The Wildcats now had less than five seconds to go the length of the floor and win the game. Otherwise, heartbreak and overtime. Could Villanova bounce back after surrendering that lead, and suffering Paige’s gut punch? Ochefu grabbed a mop from a young attendant, and started cleaning up a wet spot along the baseline, easing the tension a bit. Kris Jenkins inbounded the ball. At times in this game, Jenkins looked like Charles Barkley in his prime: too small, a tad rotund, but still unstoppable. He hit a three earlier in the half that put Villanova up by seven points. Jenkins was 94 feet from the basket. No one was guarding him.

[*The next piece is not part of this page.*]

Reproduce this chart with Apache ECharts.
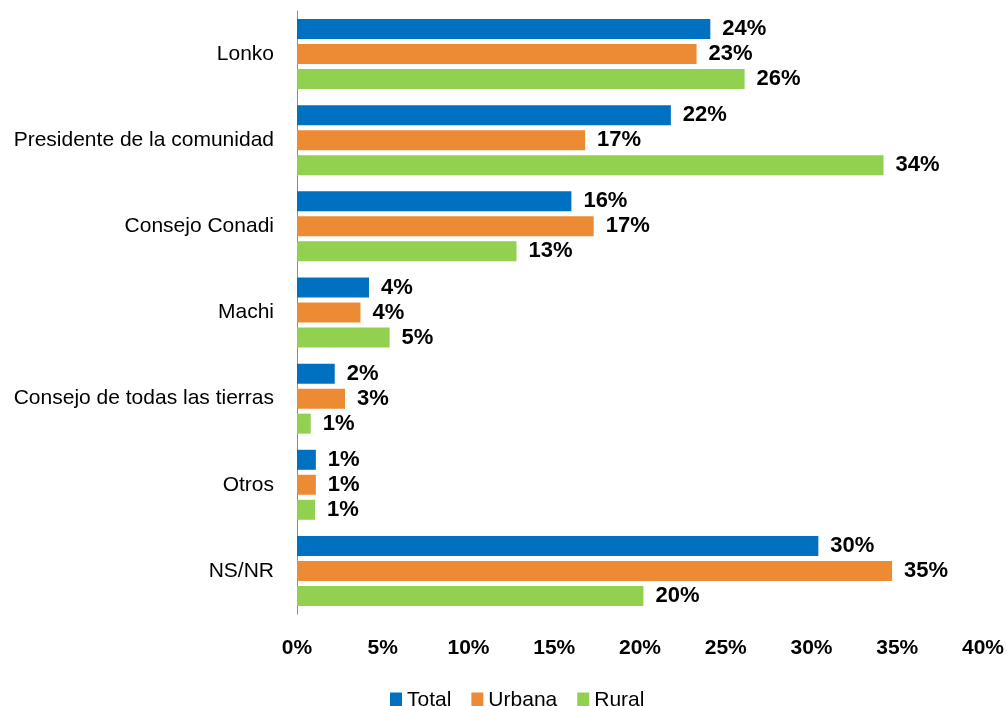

Jenkins tossed it into Arcidiacono, who dribbled down the left side, past Ochefu’s mop-work. Jenkins trailed behind him, all alone. Arcidiacono crossed his dribble to his right hand, and passed mid-court, in front of the NCAA logo, at 2.7 seconds. Jenkins still trailed him, like a running back in the option play, still solo. Two Carolina defenders, Berry and Isaiah Hicks, converged on Arcidiacono. North Carolina’s Brice Johnson remained back in the foul lane, not guarding a soul. Jenkins called for the ball. “Arch! Arch! Arch!” he screamed. Arcidiacono had an easy decision. He flipped the ball to Jenkins while crossing in front of Berry and Hicks, creating a natural screen for his teammate. Jenkins caught it at 1.5 seconds, set himself, and released a rainbow. Hicks lunged at it, late, waving at air. Jenkins, whose mom discouraged him from taking outside shots when he was younger, won the national championship with a long three.
Cue the confetti. Villanova won it all at the buzzer, 77-74. Carolina fought back and made it a game. And we’ll all get to relive these final five seconds, for years.